If you want an executive summary of the Higgs report on the role of non-executive directors, you could do a lot worse than look at the Cadbury report, published in 1992.

The overlap between the two is really quite extraordinary; the main difference is that Higgs took more than 100 pages to say what Cadbury managed in just three.

Cadbury, for example, wanted a “strong, independent element” on the board; Higgs spells out detailed rules about what that means. Cadbury wanted directors to be fully informed and recommended that new directors undertake an induction programme; Higgs spends pages detailing what sort of information they should have and what a proper induction programme would entail.

Regardless of how much the Higgs report may be watered down before being adopted, it has already done a great service. The value is in the very detail that almost perfectly overlays the Cadbury report. So it is helpful for non-execs to be made aware that they should attend meetings with institutional investors to hear their views. It is somewhat less helpful that Higgs wants a directors’ attendance register to be published in the annual report. Any director worthy of the title should be adding value throughout the year, regardless of whether he or she is able to attend every official board meeting.

Inspired by perusing Cadbury, readers should then give the 1995 Greenbury report on directors’ pay a quick look. We are undoubtedly getting a whole raft of new rules and regulations from the DTI on board remuneration, but in a simple paragraph or two the Greenbury report laid the foundations for companies to avoid the current ‘fat cat rewards for failure’ fracas.

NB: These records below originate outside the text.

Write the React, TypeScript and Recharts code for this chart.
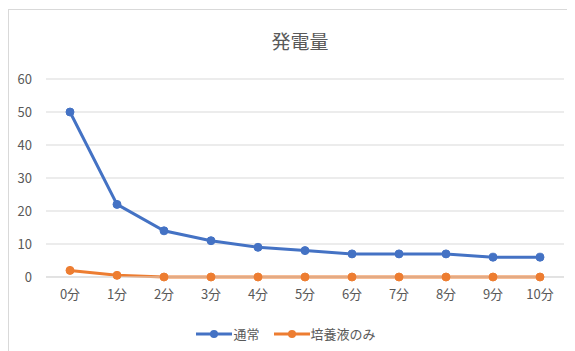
import React from "react";
import { LineChart, Line, XAxis, YAxis, CartesianGrid, Legend } from "recharts";

const categories = ["0分", "1分", "2分", "3分", "4分", "5分", "6分", "7分", "8分", "9分", "10分"];
const normalValues = [50, 22, 14, 11, 9, 8, 7, 7, 7, 6, 6];
const mediumValues = [2, 0.5, 0, 0, 0, 0, 0, 0, 0, 0, 0];
const yTicks = [0, 10, 20, 30, 40, 50, 60];
const seriesNames = ["通常", "培養液のみ"];
const colors = ["#4472C4", "#ED7D31"];

const data = categories.map((c, i) => ({ name: c, normal: normalValues[i], medium: mediumValues[i] }));

const FONT = "'Noto Sans CJK JP', 'Noto Sans', sans-serif";

const LegendContent = () => (
  <div style={{ display: "flex", justifyContent: "center", alignItems: "center", fontFamily: FONT, fontSize: 13, color: "#595959" }}>
    {seriesNames.map((n, i) => (
      <div key={n} style={{ display: "flex", alignItems: "center", marginRight: i === 0 ? 14 : 0 }}>
        <svg width={36} height={10}>
          <line x1={0} y1={5} x2={36} y2={5} stroke={colors[i]} strokeWidth={3} />
          <circle cx={18} cy={5} r={4} fill={colors[i]} />
        </svg>
        <span style={{ marginLeft: 1 }}>{n}</span>
      </div>
    ))}
  </div>
);

export default function App() {
  return (
    <div style={{ position: "relative", width: 567, height: 343 }}>
      <div style={{ position: "absolute", left: 0, top: 1, width: 580, height: 350, borderTop: "1px solid #d9d9d9", borderLeft: "1px solid #d9d9d9" }} />
      <div style={{ position: "absolute", left: 0, width: 584, top: 19, textAlign: "center", fontFamily: FONT, fontSize: 19, color: "#595959" }}>発電量</div>
      <LineChart width={567} height={343} data={data} margin={{ top: 71, right: 11, left: 0, bottom: 24 }}>
        <CartesianGrid vertical={false} stroke="#d9d9d9" />
        <XAxis dataKey="name" padding={{ left: 24, right: 24 }} tickLine={false} axisLine={{ stroke: "#d9d9d9" }} tick={{ fill: "#595959", fontSize: 13, fontFamily: FONT }} tickMargin={7} />
        <YAxis width={38} domain={[0, 60]} ticks={yTicks} tickLine={false} axisLine={false} tick={{ fill: "#595959", fontSize: 13, fontFamily: FONT }} tickMargin={8} />
        <Legend verticalAlign="bottom" height={20} wrapperStyle={{ bottom: 7 }} content={<LegendContent />} />
        <Line dataKey="normal" name={seriesNames[0]} stroke={colors[0]} strokeWidth={3} dot={{ r: 4, fill: colors[0], stroke: colors[0], strokeWidth: 1 }} isAnimationActive={false} />
        <Line dataKey="medium" name={seriesNames[1]} stroke={colors[1]} strokeWidth={3} dot={{ r: 4, fill: colors[1], stroke: colors[1], strokeWidth: 1 }} isAnimationActive={false} />
      </LineChart>
    </div>
  );
}
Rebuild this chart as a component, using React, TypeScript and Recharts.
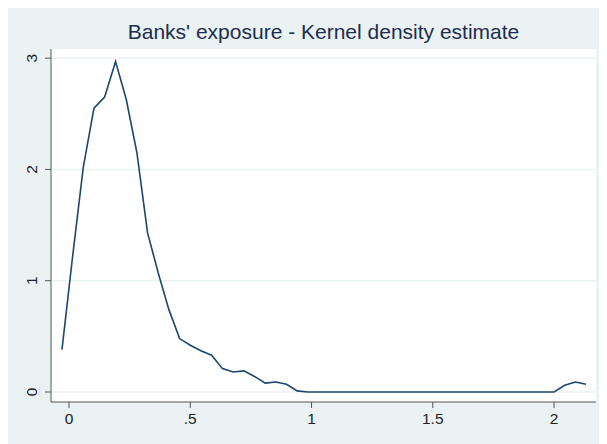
import { LineChart, Line, XAxis, YAxis, CartesianGrid } from "recharts"

// kernel density evaluation points (50 points, as Stata's kdensity gives)
const gridX = [
  -0.029, 0.015, 0.059, 0.103, 0.147, 0.192, 0.236, 0.28, 0.324, 0.368,
  0.412, 0.456, 0.5, 0.544, 0.588, 0.633, 0.677, 0.721, 0.765, 0.809,
  0.853, 0.897, 0.941, 0.985, 1.029, 1.074, 1.118, 1.162, 1.206, 1.25,
  1.294, 1.338, 1.382, 1.426, 1.47, 1.515, 1.559, 1.603, 1.647, 1.691,
  1.735, 1.779, 1.823, 1.867, 1.912, 1.956, 2.0, 2.044, 2.088, 2.132,
]
const density = [
  0.38, 1.22, 2.02, 2.55, 2.65, 2.97, 2.63, 2.15, 1.43, 1.07,
  0.74, 0.48, 0.42, 0.37, 0.33, 0.21, 0.18, 0.19, 0.14, 0.08,
  0.09, 0.07, 0.01, 0, 0, 0, 0, 0, 0, 0,
  0, 0, 0, 0, 0, 0, 0, 0, 0, 0,
  0, 0, 0, 0, 0, 0, 0, 0.06, 0.09, 0.07,
]
const xTicks = [0, 0.5, 1, 1.5, 2]
const yTicks = [0, 1, 2, 3]
const title = "Banks' exposure - Kernel density estimate"

const data = gridX.map((x, i) => ({ x, y: density[i] }))

const fmt = (v: number) => String(v).replace(/^0\./, ".")

function YTick(props: any) {
  const { x, y, payload } = props
  const cx = x - 6
  return (
    <text
      x={cx}
      y={y}
      transform={`rotate(-90 ${cx} ${y})`}
      textAnchor="middle"
      fontSize={15.5}
      fill="#222"
      fontFamily="Liberation Sans, Arial, sans-serif"
    >
      {payload.value}
    </text>
  )
}

export default function App() {
  return (
    <div
      style={{
        position: "relative",
        width: 601,
        height: 440,
        marginTop: -2,
        marginLeft: -2,
        background: "#eaf2f3",
        fontFamily: "Liberation Sans, Arial, sans-serif",
      }}
    >
      <div
        style={{
          position: "absolute",
          left: 45,
          width: 545,
          top: 14,
          textAlign: "center",
          fontSize: 21,
          color: "#1e2d4f",
        }}
      >
        {title}
      </div>
      <LineChart
        width={601}
        height={438}
        data={data}
        margin={{ top: 43, right: 11, left: 10, bottom: 12 }}
      >
        <CartesianGrid
          vertical={false}
          fill="#ffffff"
          stroke="#eaf2f3"
          strokeWidth={1.5}
          horizontalValues={yTicks}
        />
        <XAxis
          dataKey="x"
          type="number"
          domain={[-0.0742, 2.173]}
          allowDataOverflow
          ticks={xTicks}
          tickFormatter={fmt}
          stroke="#555"
          tickSize={6}
          tick={{ fontSize: 15.5, fill: "#222", dy: 3 }}
          height={30}
        />
        <YAxis
          type="number"
          domain={[-0.0898, 3.082]}
          allowDataOverflow
          ticks={yTicks}
          stroke="#555"
          tickSize={6}
          tick={<YTick />}
          width={35}
        />
        <Line
          type="linear"
          dataKey="y"
          stroke="#1a476f"
          strokeWidth={1.6}
          dot={false}
          isAnimationActive={false}
        />
      </LineChart>
    </div>
  )
}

Greenbury pointed out that it was difficult – but possibly helpful – to establish criteria against which a director’s performance can be assessed.

It would, for example, be more acceptable for a board to fulfil the terms of a departing director’s contract if that contract were to say there will be no payout whatsoever if the share price falls 90% during the director’s tenure. Shareholders won’t mind huge option deals for directors, provided the remuneration committee has a few call options of its own.